▸ TASK DIRECTIONS: From the entries below, count the lines with "that". Write only the count.

▸ THE INPUT:
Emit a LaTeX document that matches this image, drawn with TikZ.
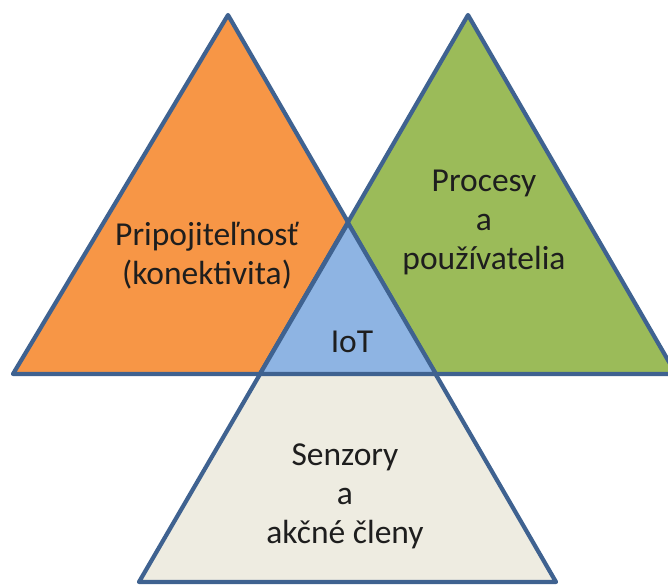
\documentclass[tikz,border=0pt]{standalone}
\usepackage{fontspec}
\setmainfont{Carlito}
\definecolor{edgeblue}{HTML}{3F6290}
\definecolor{orangefill}{HTML}{F79646}
\definecolor{greenfill}{HTML}{9BBB59}
\definecolor{bluefill}{HTML}{8EB4E3}
\definecolor{beigefill}{HTML}{EEECE1}
\definecolor{labeltext}{HTML}{1E1E1E}
\begin{document}
\begin{tikzpicture}[x=1pt,y=-1pt,
  tri/.style={draw=edgeblue,line width=4.2pt,line join=round},
  lbl/.style={text=labeltext,align=center,inner sep=0pt,
    font=\fontsize{33.5}{39}\selectfont}]
  \useasboundingbox (0,0) rectangle (668,585);
  \clip (0,0) rectangle (668,585);
  % corners of the four triangles
  \coordinate (oTop) at (228,15);
  \coordinate (oLeft) at (13,374);
  \coordinate (oRight) at (436,374);
  \coordinate (gTop) at (468,15);
  \coordinate (gLeft) at (260,374);
  \coordinate (gRight) at (676,374);
  \coordinate (bTop) at (348,223);
  \coordinate (bLeft) at (139,582);
  \coordinate (bRight) at (556,582);
  % the three outer triangles
  \filldraw[tri,fill=orangefill] (oTop) -- (oLeft) -- (oRight) -- cycle;
  \filldraw[tri,fill=greenfill] (gTop) -- (gLeft) -- (gRight) -- cycle;
  \filldraw[tri,fill=beigefill] (bTop) -- (bLeft) -- (bRight) -- cycle;
  % the shared middle triangle
  \filldraw[tri,fill=bluefill] (bTop) -- (gLeft) -- (oRight) -- cycle;
  % labels
  \node[lbl] (conn) at (207,256) {Pripojiteľnosť\\(konektivita)};
  \node[lbl] (proc) at (484,222) {Procesy\\a\\používatelia};
  \node[lbl] (iot) at (352,342) {IoT};
  \node[lbl] (sens) at (345,496) {Senzory\\a\\akčné členy};
\end{tikzpicture}
\end{document}
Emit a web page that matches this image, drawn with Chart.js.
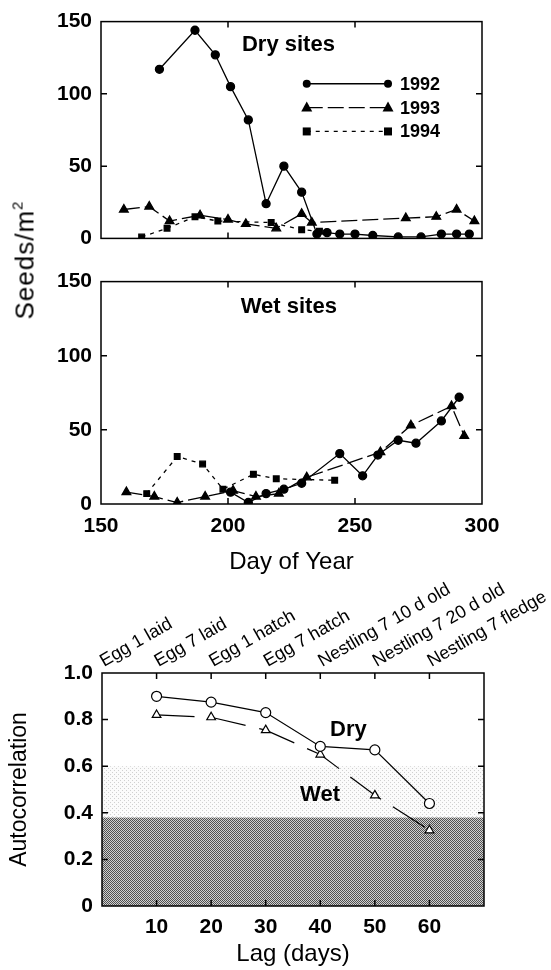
<!DOCTYPE html>
<html><head><meta charset="utf-8">
<script src="https://cdn.jsdelivr.net/npm/chart.js@4/dist/chart.umd.min.js"></script>
<style>
body{margin:0;background:#fff;width:551px;height:970px;position:relative;overflow:hidden;font-family:"Liberation Sans",Arial,sans-serif}
canvas{position:absolute;left:0}
#seeds{position:absolute;left:25px;top:260px;transform:translate(-50%,-50%) rotate(-90deg);font-size:26px;letter-spacing:1px;white-space:nowrap;color:#000}
#seeds sup{font-size:15px;vertical-align:0;position:relative;top:-11px}
</style></head><body>
<canvas id="cA" width="551" height="260" style="top:0"></canvas>
<canvas id="cB" width="551" height="320" style="top:260px"></canvas>
<canvas id="cC" width="551" height="410" style="top:560px"></canvas>
<div id="seeds">Seeds/m<sup>2</sup></div>
<script>
// ---------- DATA ----------
// Dry sites
const dry1992Days = [173,187,195,201,208,215,222,229,235,239,244,250,257,267,276,284,290,295];
const dry1992Vals = [117,144,127,105,82,24,50,32,3,4,3,3,2,1,1,3,3,3];
const dry1993Days = [159,169,177,189,200,207,219,229,233,270,282,290,297];
const dry1993Vals = [20,22,12,16,13,10,7,17,11,14,15,20,12];
const dry1994Days = [166,176,187,196,217,229,236];
const dry1994Vals = [1,7,15,12,11,6,5];
// Wet sites
const wet1992Days = [201,208,215,222,229,244,253,259,267,274,284,291];
const wet1992Vals = [8,1,7,10,14,34,19,33,43,41,56,72];
const wet1993Days = [160,171,180,191,202,211,220,231,260,272,288,293];
const wet1993Vals = [8,5,1,5,9,5,7,18,35,53,66,46];
const wet1994Days = [168,180,190,198,210,219,242];
const wet1994Vals = [7,32,27,10,20,17,16];
// Autocorrelation
const lagDays = [10,20,30,40,50,60];
const acDry = [0.90,0.875,0.83,0.685,0.67,0.44];
const acWet = [0.82,0.81,0.755,0.65,0.475,0.325];
const bandLow = 0.38;   // dark shaded band top
const bandHigh = 0.60;  // light shaded band top
const stageTicks = [0,10,20,30,40,50,60];
const stageLabels = ["Egg 1 laid","Egg 7 laid","Egg 1 hatch","Egg 7 hatch","Nestling 7 10 d old","Nestling 7 20 d old","Nestling 7 fledge"];
const seriesNames = ["1992","1993","1994"];

const FONT = '"Liberation Sans", Arial, sans-serif';
const pts = (xs, ys) => xs.map((x, i) => ({x, y: ys[i]}));

// inward ticks + full box
const boxTicks = {
  id: 'boxTicks',
  afterDatasetsDraw(chart) {
    const {ctx, chartArea: a} = chart;
    ctx.save();
    ctx.strokeStyle = '#000';
    ctx.lineWidth = 1.5;
    ctx.strokeRect(a.left, a.top, a.right - a.left, a.bottom - a.top);
    const L = 6;
    const xs = chart.scales.x, ys = chart.scales.y;
    xs.ticks.forEach(t => {
      const p = xs.getPixelForValue(t.value);
      if (p <= a.left + 1 || p >= a.right - 1) return;
      ctx.beginPath();
      ctx.moveTo(p, a.bottom); ctx.lineTo(p, a.bottom - L);
      ctx.moveTo(p, a.top); ctx.lineTo(p, a.top + L);
      ctx.stroke();
    });
    ys.ticks.forEach(t => {
      const p = ys.getPixelForValue(t.value);
      if (p <= a.top + 1 || p >= a.bottom - 1) return;
      ctx.beginPath();
      ctx.moveTo(a.left, p); ctx.lineTo(a.left + L, p);
      ctx.moveTo(a.right, p); ctx.lineTo(a.right - L, p);
      ctx.stroke();
    });
    ctx.restore();
  }
};

// legend with marker-line-marker
const lineLegend = {
  id: 'lineLegend',
  afterDatasetsDraw(chart) {
    const {ctx} = chart;
    const xs = chart.scales.x, ys = chart.scales.y;
    ctx.save();
    chart.data.datasets.forEach((ds, i) => {
      const y = ys.getPixelForValue(107 - i * 16.5);
      const x0 = xs.getPixelForValue(231), x1 = xs.getPixelForValue(263);
      ctx.strokeStyle = '#000'; ctx.lineWidth = 1.3;
      ctx.setLineDash(ds.borderDash || []);
      ctx.beginPath(); ctx.moveTo(x0, y); ctx.lineTo(x1, y); ctx.stroke();
      ctx.setLineDash([]);
      [x0, x1].forEach(x => drawMarker(ctx, ds.pointStyle, x, y, ds.pointRadius));
      ctx.fillStyle = '#000';
      ctx.font = 'bold 18px ' + FONT;
      ctx.textBaseline = 'middle';
      ctx.fillText(seriesNames[i], x1 + 12, y + 1);
    });
    ctx.restore();
  }
};
function drawMarker(ctx, style, x, y, r) {
  ctx.fillStyle = '#000';
  ctx.beginPath();
  if (style === 'circle') { ctx.arc(x, y, r, 0, Math.PI * 2); }
  else if (style === 'triangle') { ctx.moveTo(x, y - r * 1.2); ctx.lineTo(x + r * 1.1, y + r * 0.8); ctx.lineTo(x - r * 1.1, y + r * 0.8); ctx.closePath(); }
  else { ctx.rect(x - r, y - r, 2 * r, 2 * r); }
  ctx.fill();
}

const textPlugin = {
  id: 'panelText',
  afterDatasetsDraw(chart, args, opts) {
    const {ctx} = chart;
    ctx.save();
    ctx.fillStyle = '#000';
    ctx.textBaseline = 'middle';
    (opts.items || []).forEach(it => {
      ctx.font = it.font;
      ctx.fillText(it.text, chart.scales.x.getPixelForValue(it.x), chart.scales.y.getPixelForValue(it.y));
    });
    ctx.restore();
  }
};

// rotated developmental-stage labels along top of autocorrelation panel
const stagePlugin = {
  id: 'stages',
  afterDraw(chart) {
    const {ctx, chartArea: a} = chart;
    const xs = chart.scales.x;
    ctx.save();
    ctx.fillStyle = '#000';
    ctx.font = '18px ' + FONT;
    ctx.textAlign = 'left';
    ctx.textBaseline = 'alphabetic';
    stageTicks.forEach((v, i) => {
      const px = xs.getPixelForValue(v);
      ctx.save();
      ctx.translate(px + 2, a.top - 6);
      ctx.rotate(-Math.PI / 6);
      ctx.fillText(stageLabels[i], 0, 0);
      ctx.restore();
    });
    ctx.restore();
  }
};

function seedDatasets(d92x, d92y, d93x, d93y, d94x, d94y) {
  const base = {borderColor: '#000', backgroundColor: '#000', pointBackgroundColor: '#000', pointBorderColor: '#000', borderWidth: 1.3, fill: false, tension: 0, showLine: true};
  return [
    Object.assign({}, base, {label: '1992', data: pts(d92x, d92y), pointStyle: 'circle', pointRadius: 4}),
    Object.assign({}, base, {label: '1993', data: pts(d93x, d93y), pointStyle: 'triangle', pointRadius: 5, borderDash: [16, 5]}),
    Object.assign({}, base, {label: '1994', data: pts(d94x, d94y), pointStyle: 'rect', pointRadius: 4, borderDash: [4, 5]})
  ];
}

const tickFont = {family: FONT, size: 21, weight: 'bold'};

function seedOptions(showX, texts) {
  return {
    responsive: false, animation: false, devicePixelRatio: 1,
    layout: {padding: {left: 0, right: 69, top: showX ? 16 : 15, bottom: 0}},
    plugins: {legend: {display: false}, tooltip: {enabled: false}, panelText: {items: texts}},
    scales: {
      x: {type: 'linear', min: 150, max: 300,
        ticks: {display: showX, stepSize: 50, color: '#000', font: tickFont, padding: 10},
        grid: {display: false, drawTicks: false}, border: {display: false},
        title: {display: showX, text: 'Day of Year', color: '#000', font: {family: FONT, size: 24}, padding: {top: 0, bottom: 3}},
        afterFit: s => { s.height = showX ? 76 : 17; }
      },
      y: {min: 0, max: 150,
        ticks: {stepSize: 50, color: '#000', font: tickFont, padding: 9},
        grid: {display: false, drawTicks: false}, border: {display: false},
        afterFit: s => { s.width = 101; }
      }
    }
  };
}

new Chart(document.getElementById('cA'), {
  type: 'scatter',
  data: {datasets: seedDatasets(dry1992Days, dry1992Vals, dry1993Days, dry1993Vals, dry1994Days, dry1994Vals)},
  options: seedOptions(false, [{text: 'Dry sites', x: 205.5, y: 134, font: 'bold 22px ' + FONT}]),
  plugins: [boxTicks, lineLegend, textPlugin]
});

new Chart(document.getElementById('cB'), {
  type: 'scatter',
  data: {datasets: seedDatasets(wet1992Days, wet1992Vals, wet1993Days, wet1993Vals, wet1994Days, wet1994Vals)},
  options: seedOptions(true, [{text: 'Wet sites', x: 205, y: 133, font: 'bold 22px ' + FONT}]),
  plugins: [boxTicks, textPlugin]
});

// stipple patterns
function makePattern(kind) {
  const c = document.createElement('canvas');
  c.width = 4; c.height = 4;
  const g = c.getContext('2d');
  if (kind === 'dark') {
    g.fillStyle = '#d0d0d0'; g.fillRect(0, 0, 4, 4);
    g.fillStyle = '#505050';
    g.fillRect(0, 0, 1, 1); g.fillRect(2, 0, 1, 1); g.fillRect(1, 1, 1, 1); g.fillRect(3, 1, 1, 1);
    g.fillRect(0, 2, 1, 1); g.fillRect(2, 2, 1, 1); g.fillRect(1, 3, 1, 1); g.fillRect(3, 3, 1, 1);
  } else {
    g.fillStyle = '#fbfbfb'; g.fillRect(0, 0, 4, 4);
    g.fillStyle = '#d0d0d0';
    g.fillRect(0, 0, 1, 1); g.fillRect(2, 2, 1, 1);
  }
  return g.createPattern(c, 'repeat');
}

const acTexts = [
  {text: 'Dry', x: 41.8, y: 0.755, font: 'bold 22px ' + FONT},
  {text: 'Wet', x: 36.3, y: 0.476, font: 'bold 22px ' + FONT}
];

new Chart(document.getElementById('cC'), {
  type: 'scatter',
  data: {datasets: [
    {label: 'Dry', data: pts(lagDays, acDry), showLine: true, borderColor: '#000', borderWidth: 1.2, pointStyle: 'circle', pointRadius: 5, pointBackgroundColor: '#fff', pointBorderColor: '#000', pointBorderWidth: 1.2, order: 0},
    {label: 'Wet', data: pts(lagDays, acWet), showLine: true, borderColor: '#000', borderWidth: 1.2, borderDash: [38, 14], pointStyle: 'triangle', pointRadius: 5, pointBackgroundColor: '#fff', pointBorderColor: '#000', pointBorderWidth: 1.2, order: 1},
    {label: 'bandLow', data: [{x: 0, y: bandLow}, {x: 70, y: bandLow}], showLine: true, pointRadius: 0, borderWidth: 0, borderColor: 'rgba(0,0,0,0)', backgroundColor: makePattern('dark'), fill: 'origin', order: 5},
    {label: 'bandHigh', data: [{x: 0, y: bandHigh}, {x: 70, y: bandHigh}], showLine: true, pointRadius: 0, borderWidth: 0, borderColor: 'rgba(0,0,0,0)', backgroundColor: makePattern('light'), fill: '-1', order: 6}
  ]},
  options: {
    responsive: false, animation: false, devicePixelRatio: 1,
    layout: {padding: {left: 0, right: 67, top: 113, bottom: 0}},
    plugins: {legend: {display: false}, tooltip: {enabled: false}, filler: {propagate: false}, panelText: {items: acTexts}},
    scales: {
      x: {type: 'linear', min: 0, max: 70, position: 'bottom',
        ticks: {stepSize: 10, color: '#000', font: tickFont, padding: 9, callback: v => (v === 0 || v === 70) ? '' : String(v)},
        grid: {display: false, drawTicks: false}, border: {display: false},
        title: {display: true, text: 'Lag (days)', color: '#000', font: {family: FONT, size: 24}, padding: {top: 0, bottom: 1}},
        afterFit: s => { s.height = 410 - 346; }
      },
      y: {min: 0, max: 1,
        ticks: {stepSize: 0.2, color: '#000', font: tickFont, padding: 9, callback: v => v === 0 ? '0' : v.toFixed(1)},
        grid: {display: false, drawTicks: false}, border: {display: false},
        title: {display: true, text: 'Autocorrelation', color: '#000', font: {family: FONT, size: 23}, padding: {top: 6, bottom: 0}},
        afterFit: s => { s.width = 102; }
      }
    }
  },
  plugins: [boxTicks, textPlugin, stagePlugin]
});
</script>
</body></html>
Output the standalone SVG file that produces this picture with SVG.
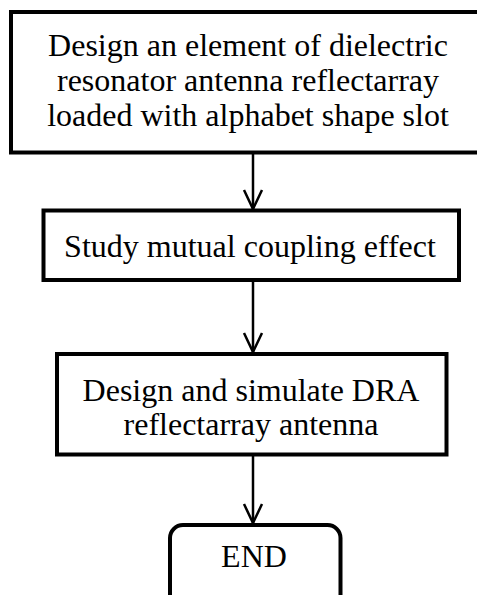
<svg xmlns="http://www.w3.org/2000/svg" width="477" height="595" viewBox="0 0 477 595">
<style>
.box{fill:#fff;stroke:#000;stroke-width:4}
.t{font-family:"Liberation Serif","Times New Roman",serif;font-size:32px;fill:#000;text-anchor:middle}
.c{stroke:#000;stroke-width:2.5;fill:none;marker-end:url(#arr)}
</style>
<defs>
<marker id="arr" markerWidth="24" markerHeight="24" viewBox="-20 -12 24 24" refX="0" refY="0" orient="auto" markerUnits="userSpaceOnUse">
<path d="M-19,-9 L0,0 L-19,9" fill="none" stroke="#000" stroke-width="2.5"/>
</marker>
</defs>
<rect width="477" height="595" fill="#fff"/>
<g id="connectors">
<path class="c" d="M253,154 V209"/>
<path class="c" d="M253,282 V352"/>
<path class="c" d="M253,456 V523"/>
</g>
<g id="n1">
<rect class="box" x="11" y="12" width="480" height="140.5"/>
<text class="t" x="248" y="56">Design an element of dielectric</text>
<text class="t" x="248" y="91">resonator antenna reflectarray</text>
<text class="t" x="248" y="126">loaded with alphabet shape slot</text>
</g>
<g id="n2">
<rect class="box" x="43.5" y="210.5" width="415.5" height="69.5"/>
<text class="t" x="250" y="257">Study mutual coupling effect</text>
</g>
<g id="n3">
<rect class="box" x="57" y="354" width="389.5" height="100.5"/>
<text class="t" x="251" y="401">Design and simulate DRA</text>
<text class="t" x="251" y="435">reflectarray antenna</text>
</g>
<g id="n4">
<rect class="box" x="170" y="525" width="170.5" height="90" rx="13" ry="13"/>
<text class="t" x="254" y="567">END</text>
</g>
</svg>
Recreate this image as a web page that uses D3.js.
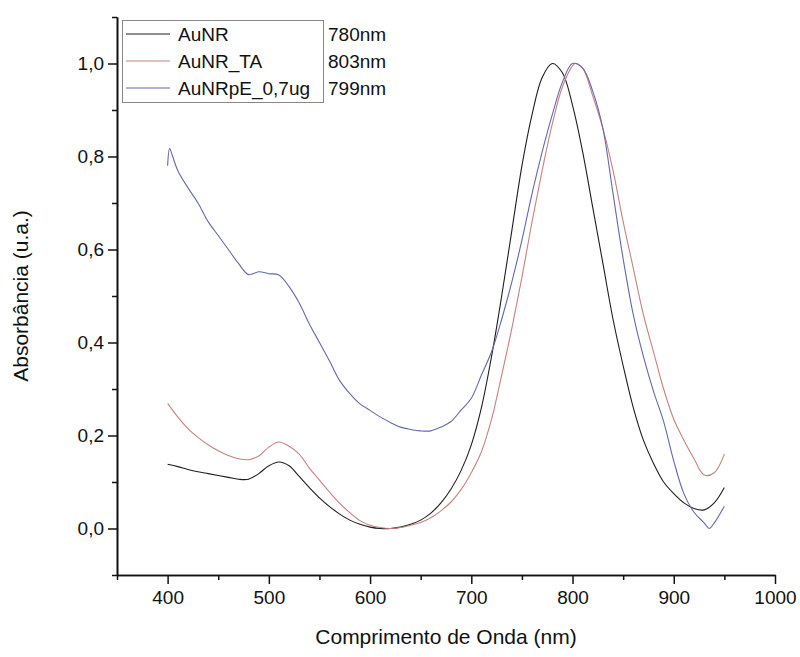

▸ RESPONSE BELOW: 4